### [Material]
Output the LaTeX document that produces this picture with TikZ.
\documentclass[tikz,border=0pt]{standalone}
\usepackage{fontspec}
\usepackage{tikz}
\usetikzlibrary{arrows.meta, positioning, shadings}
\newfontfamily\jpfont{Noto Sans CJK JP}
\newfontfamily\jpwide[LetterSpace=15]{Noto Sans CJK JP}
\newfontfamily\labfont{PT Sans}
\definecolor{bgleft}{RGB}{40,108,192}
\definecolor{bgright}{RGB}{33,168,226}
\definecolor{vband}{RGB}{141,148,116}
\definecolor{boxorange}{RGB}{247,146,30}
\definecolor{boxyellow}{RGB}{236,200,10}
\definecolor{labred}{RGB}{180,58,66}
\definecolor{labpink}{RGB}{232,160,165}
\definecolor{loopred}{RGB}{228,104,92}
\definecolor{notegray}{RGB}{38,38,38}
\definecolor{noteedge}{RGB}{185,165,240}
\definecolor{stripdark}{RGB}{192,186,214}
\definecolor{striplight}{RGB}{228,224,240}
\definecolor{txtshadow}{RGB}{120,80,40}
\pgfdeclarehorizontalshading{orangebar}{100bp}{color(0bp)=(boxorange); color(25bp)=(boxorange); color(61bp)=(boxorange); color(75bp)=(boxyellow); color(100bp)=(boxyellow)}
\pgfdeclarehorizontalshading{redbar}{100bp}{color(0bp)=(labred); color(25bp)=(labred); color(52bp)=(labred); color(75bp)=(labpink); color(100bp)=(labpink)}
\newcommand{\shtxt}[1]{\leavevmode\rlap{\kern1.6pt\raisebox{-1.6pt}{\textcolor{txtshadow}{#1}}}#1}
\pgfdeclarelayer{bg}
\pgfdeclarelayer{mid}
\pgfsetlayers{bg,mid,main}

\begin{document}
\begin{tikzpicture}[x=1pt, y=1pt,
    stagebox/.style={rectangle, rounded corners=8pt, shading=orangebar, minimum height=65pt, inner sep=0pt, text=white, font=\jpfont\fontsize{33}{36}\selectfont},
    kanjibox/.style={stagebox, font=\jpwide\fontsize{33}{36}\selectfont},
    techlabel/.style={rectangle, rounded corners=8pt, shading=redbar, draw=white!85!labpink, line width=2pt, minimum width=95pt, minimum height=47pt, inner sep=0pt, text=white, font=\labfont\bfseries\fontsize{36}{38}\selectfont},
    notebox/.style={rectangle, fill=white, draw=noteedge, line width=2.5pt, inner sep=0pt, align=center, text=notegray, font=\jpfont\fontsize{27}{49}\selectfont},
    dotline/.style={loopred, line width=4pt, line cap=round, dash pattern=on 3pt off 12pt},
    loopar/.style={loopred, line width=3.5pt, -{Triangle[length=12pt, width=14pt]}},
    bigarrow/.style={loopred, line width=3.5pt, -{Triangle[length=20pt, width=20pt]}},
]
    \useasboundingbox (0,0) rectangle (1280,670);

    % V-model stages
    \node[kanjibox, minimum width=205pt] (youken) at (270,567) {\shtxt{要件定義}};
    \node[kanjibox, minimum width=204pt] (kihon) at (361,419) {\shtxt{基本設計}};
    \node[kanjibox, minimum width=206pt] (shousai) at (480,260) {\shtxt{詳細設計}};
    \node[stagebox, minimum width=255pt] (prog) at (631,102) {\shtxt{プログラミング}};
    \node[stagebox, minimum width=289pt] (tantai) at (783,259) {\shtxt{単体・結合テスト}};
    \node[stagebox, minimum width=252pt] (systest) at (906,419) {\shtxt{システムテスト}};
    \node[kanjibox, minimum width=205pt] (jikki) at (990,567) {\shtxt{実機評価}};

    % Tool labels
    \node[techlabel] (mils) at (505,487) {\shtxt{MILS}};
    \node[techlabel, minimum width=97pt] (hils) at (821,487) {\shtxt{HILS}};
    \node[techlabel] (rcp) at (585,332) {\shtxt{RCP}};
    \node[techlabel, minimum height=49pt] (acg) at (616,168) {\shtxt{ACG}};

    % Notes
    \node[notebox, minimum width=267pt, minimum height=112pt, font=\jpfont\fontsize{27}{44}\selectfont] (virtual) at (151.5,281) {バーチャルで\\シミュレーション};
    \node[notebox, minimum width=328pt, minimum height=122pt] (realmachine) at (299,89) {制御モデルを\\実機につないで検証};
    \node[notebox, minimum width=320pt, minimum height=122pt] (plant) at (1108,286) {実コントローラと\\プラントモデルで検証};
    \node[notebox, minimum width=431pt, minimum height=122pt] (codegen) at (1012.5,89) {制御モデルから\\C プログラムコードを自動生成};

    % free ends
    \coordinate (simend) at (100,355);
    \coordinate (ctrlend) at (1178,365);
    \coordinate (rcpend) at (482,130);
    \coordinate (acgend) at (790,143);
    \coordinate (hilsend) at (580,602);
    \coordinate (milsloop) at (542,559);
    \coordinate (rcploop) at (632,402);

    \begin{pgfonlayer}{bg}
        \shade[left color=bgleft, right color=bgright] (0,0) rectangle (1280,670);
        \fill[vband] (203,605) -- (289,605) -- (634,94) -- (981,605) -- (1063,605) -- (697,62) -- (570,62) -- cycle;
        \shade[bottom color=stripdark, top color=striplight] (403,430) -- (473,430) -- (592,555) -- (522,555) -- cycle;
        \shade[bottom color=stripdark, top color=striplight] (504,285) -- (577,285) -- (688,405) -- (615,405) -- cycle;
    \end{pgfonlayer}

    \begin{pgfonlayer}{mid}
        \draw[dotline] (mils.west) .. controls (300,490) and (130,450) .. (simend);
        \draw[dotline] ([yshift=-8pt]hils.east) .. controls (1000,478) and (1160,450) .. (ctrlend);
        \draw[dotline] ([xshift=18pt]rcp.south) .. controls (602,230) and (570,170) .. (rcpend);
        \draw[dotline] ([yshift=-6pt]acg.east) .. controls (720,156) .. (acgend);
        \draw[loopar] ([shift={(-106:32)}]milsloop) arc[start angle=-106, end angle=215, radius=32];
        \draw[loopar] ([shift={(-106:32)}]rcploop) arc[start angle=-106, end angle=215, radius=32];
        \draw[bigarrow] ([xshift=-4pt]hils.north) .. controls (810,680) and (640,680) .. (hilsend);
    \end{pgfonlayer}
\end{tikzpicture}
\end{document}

### [Exercise]
Please reproduce the entire listing, exactly as shown.

### [Solution to the problem]
Output the LaTeX document that produces this picture with TikZ.
\documentclass[tikz,border=0pt]{standalone}
\usepackage{fontspec}
\usepackage{tikz}
\usetikzlibrary{arrows.meta, positioning, shadings}
\newfontfamily\jpfont{Noto Sans CJK JP}
\newfontfamily\jpwide[LetterSpace=15]{Noto Sans CJK JP}
\newfontfamily\labfont{PT Sans}
\definecolor{bgleft}{RGB}{40,108,192}
\definecolor{bgright}{RGB}{33,168,226}
\definecolor{vband}{RGB}{141,148,116}
\definecolor{boxorange}{RGB}{247,146,30}
\definecolor{boxyellow}{RGB}{236,200,10}
\definecolor{labred}{RGB}{180,58,66}
\definecolor{labpink}{RGB}{232,160,165}
\definecolor{loopred}{RGB}{228,104,92}
\definecolor{notegray}{RGB}{38,38,38}
\definecolor{noteedge}{RGB}{185,165,240}
\definecolor{stripdark}{RGB}{192,186,214}
\definecolor{striplight}{RGB}{228,224,240}
\definecolor{txtshadow}{RGB}{120,80,40}
\pgfdeclarehorizontalshading{orangebar}{100bp}{color(0bp)=(boxorange); color(25bp)=(boxorange); color(61bp)=(boxorange); color(75bp)=(boxyellow); color(100bp)=(boxyellow)}
\pgfdeclarehorizontalshading{redbar}{100bp}{color(0bp)=(labred); color(25bp)=(labred); color(52bp)=(labred); color(75bp)=(labpink); color(100bp)=(labpink)}
\newcommand{\shtxt}[1]{\leavevmode\rlap{\kern1.6pt\raisebox{-1.6pt}{\textcolor{txtshadow}{#1}}}#1}
\pgfdeclarelayer{bg}
\pgfdeclarelayer{mid}
\pgfsetlayers{bg,mid,main}

\begin{document}
\begin{tikzpicture}[x=1pt, y=1pt,
    stagebox/.style={rectangle, rounded corners=8pt, shading=orangebar, minimum height=65pt, inner sep=0pt, text=white, font=\jpfont\fontsize{33}{36}\selectfont},
    kanjibox/.style={stagebox, font=\jpwide\fontsize{33}{36}\selectfont},
    techlabel/.style={rectangle, rounded corners=8pt, shading=redbar, draw=white!85!labpink, line width=2pt, minimum width=95pt, minimum height=47pt, inner sep=0pt, text=white, font=\labfont\bfseries\fontsize{36}{38}\selectfont},
    notebox/.style={rectangle, fill=white, draw=noteedge, line width=2.5pt, inner sep=0pt, align=center, text=notegray, font=\jpfont\fontsize{27}{49}\selectfont},
    dotline/.style={loopred, line width=4pt, line cap=round, dash pattern=on 3pt off 12pt},
    loopar/.style={loopred, line width=3.5pt, -{Triangle[length=12pt, width=14pt]}},
    bigarrow/.style={loopred, line width=3.5pt, -{Triangle[length=20pt, width=20pt]}},
]
    \useasboundingbox (0,0) rectangle (1280,670);

    % V-model stages
    \node[kanjibox, minimum width=205pt] (youken) at (270,567) {\shtxt{要件定義}};
    \node[kanjibox, minimum width=204pt] (kihon) at (361,419) {\shtxt{基本設計}};
    \node[kanjibox, minimum width=206pt] (shousai) at (480,260) {\shtxt{詳細設計}};
    \node[stagebox, minimum width=255pt] (prog) at (631,102) {\shtxt{プログラミング}};
    \node[stagebox, minimum width=289pt] (tantai) at (783,259) {\shtxt{単体・結合テスト}};
    \node[stagebox, minimum width=252pt] (systest) at (906,419) {\shtxt{システムテスト}};
    \node[kanjibox, minimum width=205pt] (jikki) at (990,567) {\shtxt{実機評価}};

    % Tool labels
    \node[techlabel] (mils) at (505,487) {\shtxt{MILS}};
    \node[techlabel, minimum width=97pt] (hils) at (821,487) {\shtxt{HILS}};
    \node[techlabel] (rcp) at (585,332) {\shtxt{RCP}};
    \node[techlabel, minimum height=49pt] (acg) at (616,168) {\shtxt{ACG}};

    % Notes
    \node[notebox, minimum width=267pt, minimum height=112pt, font=\jpfont\fontsize{27}{44}\selectfont] (virtual) at (151.5,281) {バーチャルで\\シミュレーション};
    \node[notebox, minimum width=328pt, minimum height=122pt] (realmachine) at (299,89) {制御モデルを\\実機につないで検証};
    \node[notebox, minimum width=320pt, minimum height=122pt] (plant) at (1108,286) {実コントローラと\\プラントモデルで検証};
    \node[notebox, minimum width=431pt, minimum height=122pt] (codegen) at (1012.5,89) {制御モデルから\\C プログラムコードを自動生成};

    % free ends
    \coordinate (simend) at (100,355);
    \coordinate (ctrlend) at (1178,365);
    \coordinate (rcpend) at (482,130);
    \coordinate (acgend) at (790,143);
    \coordinate (hilsend) at (580,602);
    \coordinate (milsloop) at (542,559);
    \coordinate (rcploop) at (632,402);

    \begin{pgfonlayer}{bg}
        \shade[left color=bgleft, right color=bgright] (0,0) rectangle (1280,670);
        \fill[vband] (203,605) -- (289,605) -- (634,94) -- (981,605) -- (1063,605) -- (697,62) -- (570,62) -- cycle;
        \shade[bottom color=stripdark, top color=striplight] (403,430) -- (473,430) -- (592,555) -- (522,555) -- cycle;
        \shade[bottom color=stripdark, top color=striplight] (504,285) -- (577,285) -- (688,405) -- (615,405) -- cycle;
    \end{pgfonlayer}

    \begin{pgfonlayer}{mid}
        \draw[dotline] (mils.west) .. controls (300,490) and (130,450) .. (simend);
        \draw[dotline] ([yshift=-8pt]hils.east) .. controls (1000,478) and (1160,450) .. (ctrlend);
        \draw[dotline] ([xshift=18pt]rcp.south) .. controls (602,230) and (570,170) .. (rcpend);
        \draw[dotline] ([yshift=-6pt]acg.east) .. controls (720,156) .. (acgend);
        \draw[loopar] ([shift={(-106:32)}]milsloop) arc[start angle=-106, end angle=215, radius=32];
        \draw[loopar] ([shift={(-106:32)}]rcploop) arc[start angle=-106, end angle=215, radius=32];
        \draw[bigarrow] ([xshift=-4pt]hils.north) .. controls (810,680) and (640,680) .. (hilsend);
    \end{pgfonlayer}
\end{tikzpicture}
\end{document}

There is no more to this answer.